With that observation in mind, try to simplify the problem and consider the ring $R[[x_1]]$. What are the units of a power series ring in one variable?

#### Peter

##### Well-known member
MHB Site Helper
It is worth noting that these days, what you are calling a quasi-local ring is often referred to as a simply a local ring. Classically one required the ring to also be noetherian to be called local (as opposed to quasi-local), but over the last 50 years, it has become standard to omit this demand.

There is one very important observation to be made about a (quasi-)local ring: any element not contained in the (unique) maximal ideal must be a unit (why?). Hence all things in the maximal ideal are the non-units of the ring and everything else is a unit. So it is good enough to understand when something is a unit if you want to understand the maximal ideal.
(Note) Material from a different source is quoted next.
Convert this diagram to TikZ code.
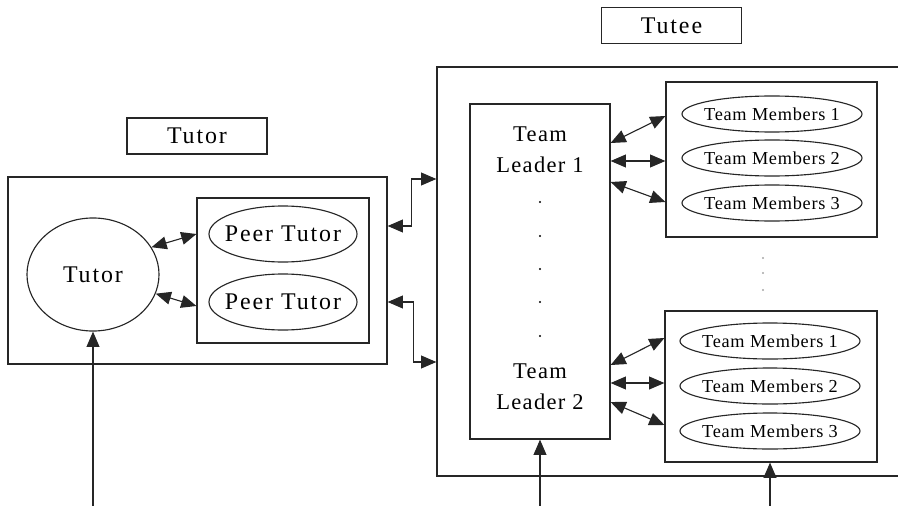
\documentclass[tikz,border=0pt]{standalone}
\usepackage{fontspec}
\setmainfont{Liberation Serif}
\usetikzlibrary{arrows.meta,shapes.geometric}

\tikzset{
  box/.style={draw, rectangle, inner sep=0pt},
  title/.style={box, minimum width=3.5cm, minimum height=0.9cm, font=\fontsize{17}{20}\selectfont\addfontfeatures{LetterSpace=8}},
  oval/.style={draw, ellipse, inner xsep=-30pt, inner ysep=-8pt},
  peer/.style={oval, minimum width=3.7cm, minimum height=1.4cm, font=\fontsize{17}{20}\selectfont\addfontfeatures{LetterSpace=8}},
  member/.style={oval, minimum width=4.5cm, minimum height=0.9cm, font=\fontsize{13}{15}\selectfont\addfontfeatures{LetterSpace=4}},
  lead/.style={font=\fontsize{16}{19}\selectfont\addfontfeatures{LetterSpace=6}},
  link/.style={{Triangle[length=0.38cm,width=0.32cm]}-{Triangle[length=0.38cm,width=0.32cm]}},
  feed/.style={-{Triangle[length=0.38cm,width=0.32cm]}},
  dot/.style={fill, circle, inner sep=0pt, minimum size=1.6pt},
}

\begin{document}
\begin{tikzpicture}[x=0.025cm, y=-0.025cm, line width=0.8pt, draw=black!85]
  \useasboundingbox (0,0) rectangle (898,505);
  \clip (0,0) rectangle (898,505);

  % tutor side
  \node[title] (tutortitle) at (197,136) {Tutor};
  \node[box, minimum width=9.475cm, minimum height=4.675cm] (tutorbox) at (197.5,270.5) {};
  \node[oval, minimum width=3.3cm, minimum height=2.825cm, font=\fontsize{17}{20}\selectfont\addfontfeatures{LetterSpace=8}] (tutor) at (93,274.5) {Tutor};
  \node[box, minimum width=4.3cm, minimum height=3.625cm] (peerbox) at (283,270.5) {};
  \node[peer] (peerA) at (283,234) {Peer Tutor};
  \node[peer] (peerB) at (283,302) {Peer Tutor};

  % tutee side
  \node[title] (tuteetitle) at (671.5,25.5) {Tutee};
  \node[box, minimum width=11.825cm, minimum height=10.225cm] (tuteebox) at (673.5,271.5) {};
  \node[box, minimum width=3.5cm, minimum height=8.375cm] (leader) at (540,271.5) {};
  \node[lead] (leaderA) at (540,152) {\begin{tabular}{c}Team\\[3pt]Leader 1\end{tabular}};
  \node[lead] (leaderB) at (540,389) {\begin{tabular}{c}Team\\[3pt]Leader 2\end{tabular}};
  \foreach \y in {202,236,269,302,336}
    \node[dot] at (540,\y) {};

  \node[box, minimum width=5.275cm, minimum height=3.875cm] (membersA) at (771.5,159.5) {};
  \node[member] (memA1) at (772,114) {Team Members 1};
  \node[member] (memA2) at (772,158) {Team Members 2};
  \node[member] (memA3) at (772,203) {Team Members 3};

  \node[box, minimum width=5.3cm, minimum height=3.775cm] (membersB) at (771,386.5) {};
  \node[member] (memB1) at (770,341) {Team Members 1};
  \node[member] (memB2) at (770,386) {Team Members 2};
  \node[member] (memB3) at (770,431) {Team Members 3};

  \foreach \y in {258,273,290}
    \node[dot, fill=black!35] at (763,\y) {};

  % links
  \draw[link] (tutor.25) -- (peerbox.west |- peerA);
  \draw[link] (tutor.-17) -- (peerbox.west |- 0,306);
  \draw[link] (tutorbox.east |- 0,226) -- ++(24,0) |- (tuteebox.west |- 0,179);
  \draw[link] (tutorbox.east |- peerB) -- ++(26,0) |- (tuteebox.west |- 0,362);

  \draw[link] (leader.east |- 0,143) -- (membersA.west |- 0,116);
  \draw[link] (leader.east |- 0,161) -- (membersA.west |- 0,161);
  \draw[link] (leader.east |- 0,182) -- (membersA.west |- 0,202);
  \draw[link] (leader.east |- 0,365) -- (membersB.west |- 0,338);
  \draw[link] (leader.east |- 0,383) -- (membersB.west |- 0,383);
  \draw[link] (leader.east |- 0,402) -- (membersB.west |- 0,425);

  % inputs from below
  \coordinate (inTutor) at (93,510);
  \coordinate (inLeader) at (540,510);
  \coordinate (inMembers) at (770,510);
  \draw[feed] (inTutor) -- (tutor.south);
  \draw[feed] (inLeader) -- (leader.south);
  \draw[feed] (inMembers) -- (membersB.south -| inMembers);
\end{tikzpicture}
\end{document}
With that observation in mind, try to simplify the problem and consider the ring $R[[x_1]]$. What are the units of a power series ring in one variable?
Thank you for the hint Turgul.

I suspect that the units of R[X] are simply the units of R, but I am not sure how to use this to show that R[X] is (quasi-)local.

Peter

#### Turgul

##### Member
The units of $R[x]$ are indeed the units of $R$, but we're not looking for that. We are looking for the units of $R[[x]]$. Note for example that $(1-x)(1+x+x^2+x^3+ \cdots) = (1+x+x^2+x^3+ \cdots) - x(1+x+x^2+x^3+ \cdots) = 1$.
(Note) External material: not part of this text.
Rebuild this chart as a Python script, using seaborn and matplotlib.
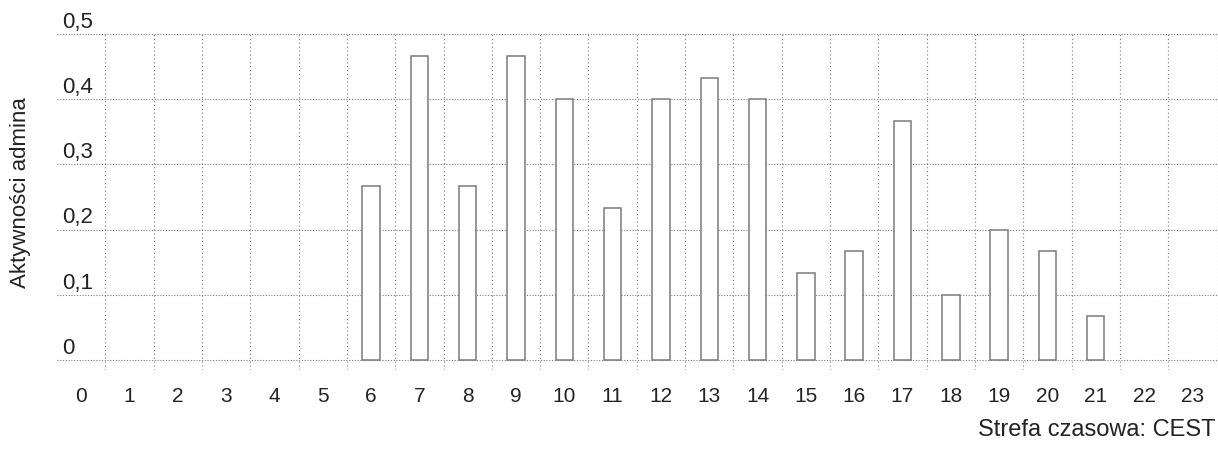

In fact, as per my comment on the maximal ideal of local rings, if we are to believe the problem, the units of $R[[x]]$ are precisely those things not in the ideal generated by $M$ and $x$. What does that mean? It means that any power series which has a nonzero constant term which is also a unit in $R$ (ie the constant term is not in $M$) should be a unit.

Note that the observation about local rings goes the other way as well; if all elements of a ring outside of a given ideal happen to be units, then that ideal must be maximal and the ring local with that as the unique maximal ideal (why?).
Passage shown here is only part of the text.